Tennessee
Governor Bill Lee, Republican
Overview
Use of the death penalty in Tennessee has become increasingly rare and geographically concentrated; there are also continuing concerns about racial bias. From 2010 to 2014, six people were sentenced to death in Tennessee, but only three people were sentenced to death over the following ten years. Seven of the nine new death sentences were imposed on Black defendants. Black people comprise half of all individuals currently death-sentenced in Tennessee but only 17% of the general population. More than half of all death sentences in the past fifty years in Tennessee were imposed in just four counties: Davidson, Hamilton, Knox, and Shelby. Shelby County alone accounts for just under a third (32%) of all death sentences and just over half (51%) of the state’s death row population.

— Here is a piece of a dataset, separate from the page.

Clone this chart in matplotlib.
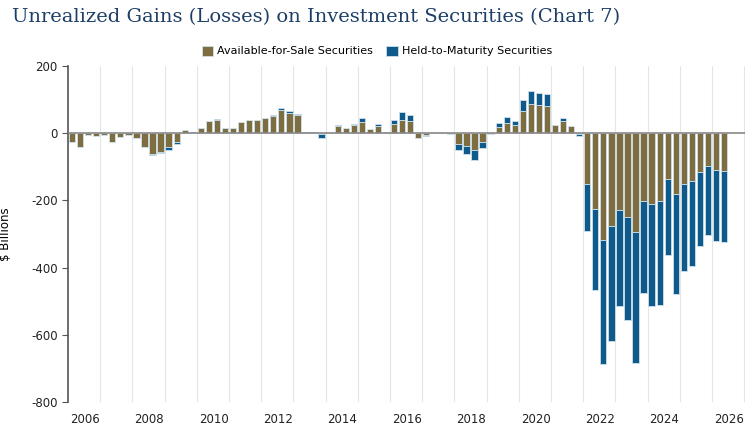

Tennessee has seen a dramatic drop in the number of death sentenced individuals in the state— down 42% between 2015 and 2025. This decline was driven by the number of death-sentenced individuals (58%) who were resentenced to life or a term of years.
For every five executions in Tennessee, there has been one exoneration. Two exonerees, Paul House and Michael McCormick, spent more than 20 years on death row fighting their wrongful convictions before they were released. Two of the three individuals whose sentences have been exonerated in Tennessee are Black.
For more than 15 years, Tennessee’s use of lethal injection has featured mistake and controversy.